EXERCISE REQUIREMENTS:
From the first line of the listing below to the line with "(lx) at (12,0);", print each line exactly, and nothing more. Leave out the pictures.

DATA SEGMENT:

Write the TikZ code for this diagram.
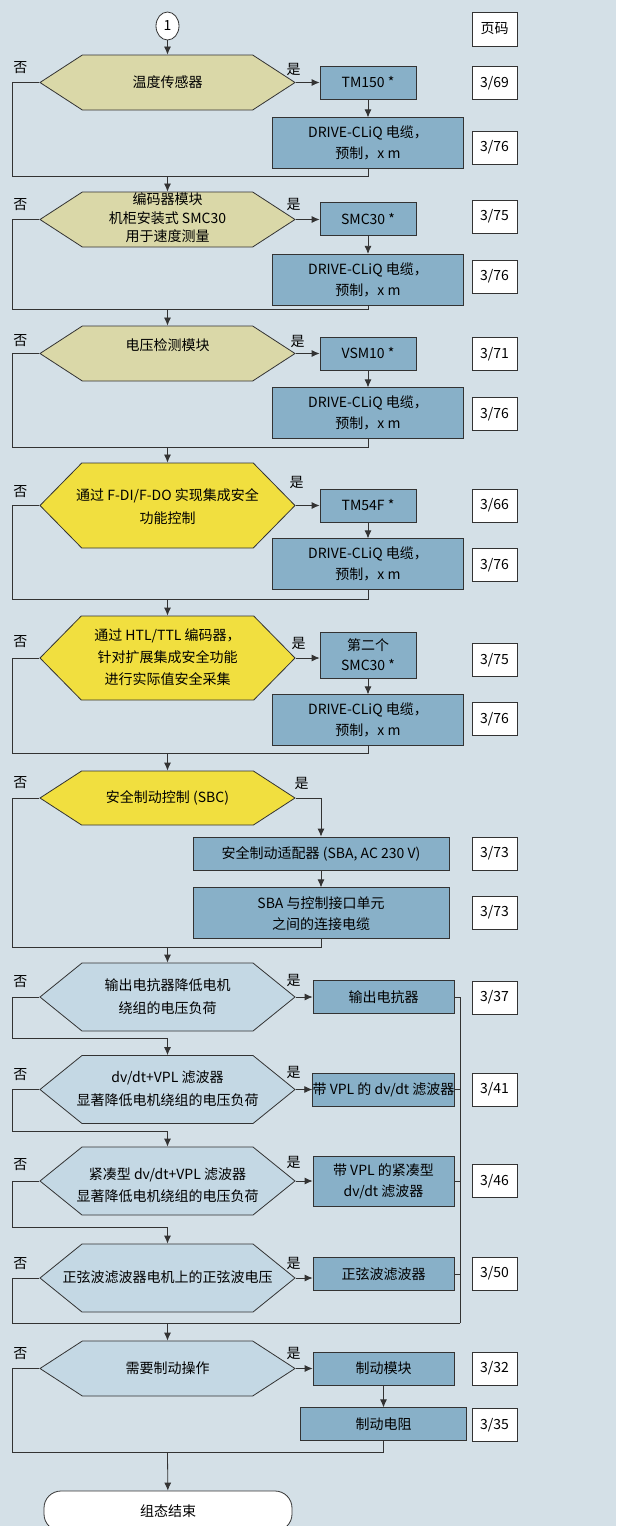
\documentclass[tikz,border=0pt]{standalone}
\usepackage{fontspec}
\setmainfont{Noto Sans CJK SC}
\usetikzlibrary{positioning,shapes.symbols,shapes.geometric,arrows.meta}
\definecolor{SiBg}{HTML}{D4E0E7}
\definecolor{SiKhaki}{HTML}{DAD8A8}
\definecolor{SiYellow}{HTML}{F1DF3F}
\definecolor{SiLight}{HTML}{C4D8E4}
\definecolor{SiBox}{HTML}{88B0C8}
\definecolor{SiLine}{HTML}{333333}
% text of a hexagon, without width of its own
\newcommand{\hexlines}[1]{\makebox[0pt]{\begin{tabular}{@{}c@{}}#1\end{tabular}}}
\tikzset{
  fcBase/.style={
    font=\fontsize{14pt}{21pt}\selectfont,
    text centered,
    inner sep=2pt,
    line width=0.8pt,
    draw=SiLine,
    text=black
  },
  fcHex/.style={
    fcBase,
    signal,
    signal to=west and east,
    minimum width=255pt,
    inner sep=0pt
  },
  fcHexKhaki/.style={
    fcHex,
    fill=SiKhaki,
    minimum height=55pt,
    signal pointer angle=66
  },
  fcHexYellow/.style={
    fcHex,
    fill=SiYellow,
    minimum height=85pt,
    signal pointer angle=91
  },
  fcHexBlue/.style={
    fcHex,
    fill=SiLight,
    minimum height=68pt,
    signal pointer angle=78
  },
  fcBox/.style={
    fcBase,
    fill=SiBox,
    minimum width=96pt,
    minimum height=33pt,
    align=center
  },
  fcCable/.style={
    fcBox,
    minimum width=191pt,
    minimum height=51pt
  },
  fcPage/.style={
    fcBase,
    fill=white,
    minimum width=45pt,
    minimum height=33pt
  },
  fcLabel/.style={
    font=\fontsize{14pt}{14pt}\selectfont,
    inner sep=0pt
  },
  fcLine/.style={
    line width=0.8pt,
    draw=SiLine
  },
  fcArrow/.style={
    fcLine,
    -{Latex[length=8pt,width=7pt]}
  }
}
\begin{document}
\begin{tikzpicture}[x=1pt, y=-1pt, node distance=17pt]
        \useasboundingbox (0,0) rectangle (616,1526);
        \clip (0,0) rectangle (616,1526);
        \fill [SiBg] (0,0) rectangle (616,1526);
        \coordinate (lx) at (12,0);

        \node (start) [fcBase, ellipse, fill=white, minimum width=23pt, minimum height=28pt, inner sep=0pt] at (167.5,26) {1};
        \node (pg_head) [fcPage, minimum height=34pt] at (494.5,29) {页码};

        % Temperatursensor
        \node (d1) [fcHexKhaki, text depth=6pt] at (167.5,82.5) {\hexlines{温度传感器}};
        \node (d1_yes) [fcBox] at (368,82.5) {TM150 *};
        \node (d1_cable) [fcCable, below=18pt of d1_yes] {DRIVE-CLiQ 电缆，\\预制，x m};
        \node (d1_pg) [fcPage] at (494.5,83) {3/69};
        \node (d1_pgc) [fcPage] at (494.5,147.5) {3/76};
        \node (d1_no) [fcLabel] at ([shift={(-19,-15)}]d1.west) {否};
        \node (d1_si) [fcLabel] at ([shift={(-2,-13)}]d1.east) {是};
        \coordinate (d1_out) at (167.5,176);

        % SMC30
        \node (d2) [fcHexKhaki, font=\fontsize{14pt}{18.3pt}\selectfont] at (167.5,219.5) {\hexlines{编码器模块\\机柜安装式 SMC30\\用于速度测量}};
        \node (d2_yes) [fcBox] at (368,219) {SMC30 *};
        \node (d2_cable) [fcCable, below=18pt of d2_yes] {DRIVE-CLiQ 电缆，\\预制，x m};
        \node (d2_pg) [fcPage] at (494.5,216.5) {3/75};
        \node (d2_pgc) [fcPage] at (494.5,276.5) {3/76};
        \node (d2_no) [fcLabel] at ([shift={(-19,-15)}]d2.west) {否};
        \node (d2_si) [fcLabel] at ([shift={(-2,-15)}]d2.east) {是};
        \coordinate (d2_out) at (167.5,309);

        % VSM10
        \node (d3) [fcHexKhaki, text depth=22pt] at (167.5,353.5) {\hexlines{电压检测模块}};
        \node (d3_yes) [fcBox] at (368,353.5) {VSM10 *};
        \node (d3_cable) [fcCable, below=17pt of d3_yes] {DRIVE-CLiQ 电缆，\\预制，x m};
        \node (d3_pg) [fcPage] at (494.5,354) {3/71};
        \node (d3_pgc) [fcPage] at (494.5,414) {3/76};
        \node (d3_no) [fcLabel] at ([shift={(-19,-13)}]d3.west) {否};
        \node (d3_si) [fcLabel] at ([shift={(2,-12)}]d3.east) {是};
        \coordinate (d3_out) at (167.5,447);

        % TM54F
        \node (d4) [fcHexYellow, font=\fontsize{14pt}{23pt}\selectfont, text height=31pt] at (167.5,505.5) {\hexlines{通过 F-DI/F-DO 实现集成安全\\功能控制}};
        \node (d4_yes) [fcBox] at (368,505.5) {TM54F *};
        \node (d4_cable) [fcCable, below=16pt of d4_yes] {DRIVE-CLiQ 电缆，\\预制，x m};
        \node (d4_pg) [fcPage] at (494.5,505.5) {3/66};
        \node (d4_pgc) [fcPage] at (494.5,565) {3/76};
        \node (d4_no) [fcLabel] at ([shift={(-19,-14)}]d4.west) {否};
        \node (d4_si) [fcLabel] at ([shift={(1,-23)}]d4.east) {是};
        \coordinate (d4_out) at (167.5,599);

        % zweites SMC30
        \node (d5) [fcHexYellow, minimum height=84pt, font=\fontsize{14pt}{22pt}\selectfont] at (167.5,658) {\hexlines{通过 HTL/TTL 编码器，\\针对扩展集成安全功能\\进行实际值安全采集}};
        \node (d5_yes) [fcBox, minimum height=46pt, font=\fontsize{14pt}{20pt}\selectfont] at (368,655) {第二个\\SMC30 *};
        \node (d5_cable) [fcCable, below=16pt of d5_yes] {DRIVE-CLiQ 电缆，\\预制，x m};
        \node (d5_pg) [fcPage] at (494.5,660) {3/75};
        \node (d5_pgc) [fcPage] at (494.5,719) {3/76};
        \node (d5_no) [fcLabel] at ([shift={(-19,-16)}]d5.west) {否};
        \node (d5_si) [fcLabel] at ([shift={(3,-15)}]d5.east) {是};
        \coordinate (d5_out) at (167.5,753);

        % SBC
        \node (d6) [fcHexYellow, minimum height=54pt, signal pointer angle=66, text depth=6pt] at (167.5,798) {\hexlines{安全制动控制 (SBC)}};
        \node (d6_yes) [fcBox, minimum width=256pt] at (321,853.5) {安全制动适配器 (SBA, AC 230 V)};
        \node (d6_cable) [fcCable, minimum width=256pt, below=17pt of d6_yes] {SBA 与控制接口单元\\之间的连接电缆};
        \node (d6_pg) [fcPage] at (494.5,853.5) {3/73};
        \node (d6_pgc) [fcPage] at (494.5,912.5) {3/73};
        \node (d6_no) [fcLabel] at ([shift={(-19,-15)}]d6.west) {否};
        \node (d6_si) [fcLabel] at ([shift={(6,-15)}]d6.east) {是};
        \coordinate (d6_out) at (167.5,947);

        % Ausgangsdrossel
        \node (d7) [fcHexBlue, font=\fontsize{14pt}{23pt}\selectfont] at (167.5,997) {\hexlines{输出电抗器降低电机\\绕组的电压负荷}};
        \node (d7_yes) [fcBox, minimum width=141pt] at (383.5,997) {输出电抗器};
        \node (d7_pg) [fcPage] at (494.5,997.5) {3/37};
        \node (d7_no) [fcLabel] at ([shift={(-19,-15)}]d7.west) {否};
        \node (d7_si) [fcLabel] at ([shift={(-2,-17)}]d7.east) {是};
        \coordinate (d7_out) at (167.5,1038);

        % dv/dt-Filter
        \node (d8) [fcHexBlue, font=\fontsize{14pt}{23pt}\selectfont] at (167.5,1089.5) {\hexlines{dv/dt+VPL 滤波器\\显著降低电机绕组的电压负荷}};
        \node (d8_yes) [fcBox, minimum width=141pt, inner sep=0pt] at (383.5,1089.5) {带 VPL 的 dv/dt 滤波器};
        \node (d8_pg) [fcPage] at (494.5,1089.5) {3/41};
        \node (d8_no) [fcLabel] at ([shift={(-19,-15)}]d8.west) {否};
        \node (d8_si) [fcLabel] at ([shift={(-2,-17)}]d8.east) {是};
        \coordinate (d8_out) at (167.5,1131);

        % kompakter dv/dt-Filter
        \node (d9) [fcHexBlue, font=\fontsize{14pt}{22pt}\selectfont, text depth=8pt] at (167.5,1181) {\hexlines{紧凑型 dv/dt+VPL 滤波器\\显著降低电机绕组的电压负荷}};
        \node (d9_yes) [fcBox, minimum width=141pt, minimum height=50pt] at (383.5,1181) {带 VPL 的紧凑型\\dv/dt 滤波器};
        \node (d9_pg) [fcPage] at (494.5,1181) {3/46};
        \node (d9_no) [fcLabel] at ([shift={(-19,-16)}]d9.west) {否};
        \node (d9_si) [fcLabel] at ([shift={(-2,-19)}]d9.east) {是};
        \coordinate (d9_out) at (167.5,1227);

        % Sinusfilter
        \node (d10) [fcHexBlue, text depth=6pt] at (167.5,1278) {\hexlines{正弦波滤波器电机上的正弦波电压}};
        \node (d10_yes) [fcBox, minimum width=141pt] at (383.5,1274) {正弦波滤波器};
        \node (d10_pg) [fcPage] at (494.5,1273.5) {3/50};
        \node (d10_no) [fcLabel] at ([shift={(-19,-14)}]d10.west) {否};
        \node (d10_si) [fcLabel] at ([shift={(-2,-15)}]d10.east) {是};
        \coordinate (d10_out) at (167.5,1323);
        \coordinate (bus_end) at (460,1323);

        % Bremsbetrieb
        \node (d11) [fcHexBlue, minimum height=55pt, signal pointer angle=66, text depth=6pt] at (167.5,1368.5) {\hexlines{需要制动操作}};
        \node (d11_yes) [fcBox, minimum width=141pt] at (383.5,1368.5) {制动模块};
        \node (d11_cable) [fcBox, minimum width=166pt, below=22pt of d11_yes] {制动电阻};
        \node (d11_pg) [fcPage] at (494.5,1368.5) {3/32};
        \node (d11_pgc) [fcPage] at (494.5,1425) {3/35};
        \node (d11_no) [fcLabel] at ([shift={(-19,-15)}]d11.west) {否};
        \node (d11_si) [fcLabel] at ([shift={(-2,-15)}]d11.east) {是};
        \coordinate (d11_out) at (167.5,1452);

        \node (finish) [fcBase, fill=white, rounded corners=17pt, minimum width=248pt, minimum height=40pt] at (168,1511) {组态结束};

        % Verbindungen
        \draw [fcArrow] (start) -- (d1);
        \draw [fcArrow] (d1.east) -- (d1_yes.west);
        \draw [fcArrow] (d1_yes) -- (d1_cable);
        \draw [fcLine] (d1.west) -| (lx |- d1_out) -- (d1_cable.south |- d1_out) -- (d1_cable.south);
        \draw [fcArrow] (d1_out) -- (d2);

        \draw [fcArrow] (d2.east) -- (d2.east -| d2_yes.west);
        \draw [fcArrow] (d2_yes) -- (d2_cable);
        \draw [fcLine] (d2.west) -| (lx |- d2_out) -- (d2_cable.south |- d2_out) -- (d2_cable.south);
        \draw [fcArrow] (d2_out) -- (d3);

        \draw [fcArrow] (d3.east) -- (d3_yes.west);
        \draw [fcArrow] (d3_yes) -- (d3_cable);
        \draw [fcLine] (d3.west) -| (lx |- d3_out) -- (d3_cable.south |- d3_out) -- (d3_cable.south);
        \draw [fcArrow] (d3_out) -- (d4);

        \draw [fcArrow] (d4.east) -- (d4_yes.west);
        \draw [fcArrow] (d4_yes) -- (d4_cable);
        \draw [fcLine] (d4.west) -| (lx |- d4_out) -- (d4_cable.south |- d4_out) -- (d4_cable.south);
        \draw [fcArrow] (d4_out) -- (d5);

        \draw [fcArrow] (d5.east) -- (d5.east -| d5_yes.west);
        \draw [fcArrow] (d5_yes) -- (d5_cable);
        \draw [fcLine] (d5.west) -| (lx |- d5_out) -- (d5_cable.south |- d5_out) -- (d5_cable.south);
        \draw [fcArrow] (d5_out) -- (d6);

        \draw [fcArrow] (d6.east) -| (d6_yes.north);
        \draw [fcArrow] (d6_yes) -- (d6_cable);
        \draw [fcLine] (d6.west) -| (lx |- d6_out) -- (d6_cable.south |- d6_out) -- (d6_cable.south);
        \draw [fcArrow] (d6_out) -- (d7);

        \draw [fcArrow] (d7.east) -- (d7_yes.west);
        \draw [fcLine] (d7.west) -| (lx |- d7_out) -- (d7_out);
        \draw [fcArrow] (d7_out) -- (d8);

        \draw [fcArrow] (d8.east) -- (d8_yes.west);
        \draw [fcLine] (d8.west) -| (lx |- d8_out) -- (d8_out);
        \draw [fcArrow] (d8_out) -- (d9);

        \draw [fcArrow] (d9.east) -- (d9_yes.west);
        \draw [fcLine] (d9.west) -| (lx |- d9_out) -- (d9_out);
        \draw [fcArrow] (d9_out) -- (d10);

        \draw [fcArrow] (d10.east) -- (d10.east -| d10_yes.west);
        \draw [fcLine] (d10.west) -| (lx |- d10_out) -- (bus_end);
        \draw [fcLine] (d7_yes.east) -| (bus_end);
        \draw [fcLine] (d8_yes.east) -- (d8_yes.east -| bus_end);
        \draw [fcLine] (d9_yes.east) -- (d9_yes.east -| bus_end);
        \draw [fcLine] (d10_yes.east) -- (d10_yes.east -| bus_end);
        \draw [fcArrow] (d10_out) -- (d11);

        \draw [fcArrow] (d11.east) -- (d11_yes.west);
        \draw [fcArrow] (d11_yes) -- (d11_cable);
        \draw [fcLine] (d11.west) -| (lx |- d11_out) -- (d11_cable.south |- d11_out) -- (d11_cable.south);
        \draw [fcArrow] (d11_out) -- (finish);
      \end{tikzpicture}
\end{document}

RESPONSE:
Write the TikZ code for this diagram.
\documentclass[tikz,border=0pt]{standalone}
\usepackage{fontspec}
\setmainfont{Noto Sans CJK SC}
\usetikzlibrary{positioning,shapes.symbols,shapes.geometric,arrows.meta}
\definecolor{SiBg}{HTML}{D4E0E7}
\definecolor{SiKhaki}{HTML}{DAD8A8}
\definecolor{SiYellow}{HTML}{F1DF3F}
\definecolor{SiLight}{HTML}{C4D8E4}
\definecolor{SiBox}{HTML}{88B0C8}
\definecolor{SiLine}{HTML}{333333}
% text of a hexagon, without width of its own
\newcommand{\hexlines}[1]{\makebox[0pt]{\begin{tabular}{@{}c@{}}#1\end{tabular}}}
\tikzset{
  fcBase/.style={
    font=\fontsize{14pt}{21pt}\selectfont,
    text centered,
    inner sep=2pt,
    line width=0.8pt,
    draw=SiLine,
    text=black
  },
  fcHex/.style={
    fcBase,
    signal,
    signal to=west and east,
    minimum width=255pt,
    inner sep=0pt
  },
  fcHexKhaki/.style={
    fcHex,
    fill=SiKhaki,
    minimum height=55pt,
    signal pointer angle=66
  },
  fcHexYellow/.style={
    fcHex,
    fill=SiYellow,
    minimum height=85pt,
    signal pointer angle=91
  },
  fcHexBlue/.style={
    fcHex,
    fill=SiLight,
    minimum height=68pt,
    signal pointer angle=78
  },
  fcBox/.style={
    fcBase,
    fill=SiBox,
    minimum width=96pt,
    minimum height=33pt,
    align=center
  },
  fcCable/.style={
    fcBox,
    minimum width=191pt,
    minimum height=51pt
  },
  fcPage/.style={
    fcBase,
    fill=white,
    minimum width=45pt,
    minimum height=33pt
  },
  fcLabel/.style={
    font=\fontsize{14pt}{14pt}\selectfont,
    inner sep=0pt
  },
  fcLine/.style={
    line width=0.8pt,
    draw=SiLine
  },
  fcArrow/.style={
    fcLine,
    -{Latex[length=8pt,width=7pt]}
  }
}
\begin{document}
\begin{tikzpicture}[x=1pt, y=-1pt, node distance=17pt]
        \useasboundingbox (0,0) rectangle (616,1526);
        \clip (0,0) rectangle (616,1526);
        \fill [SiBg] (0,0) rectangle (616,1526);
        \coordinate (lx) at (12,0);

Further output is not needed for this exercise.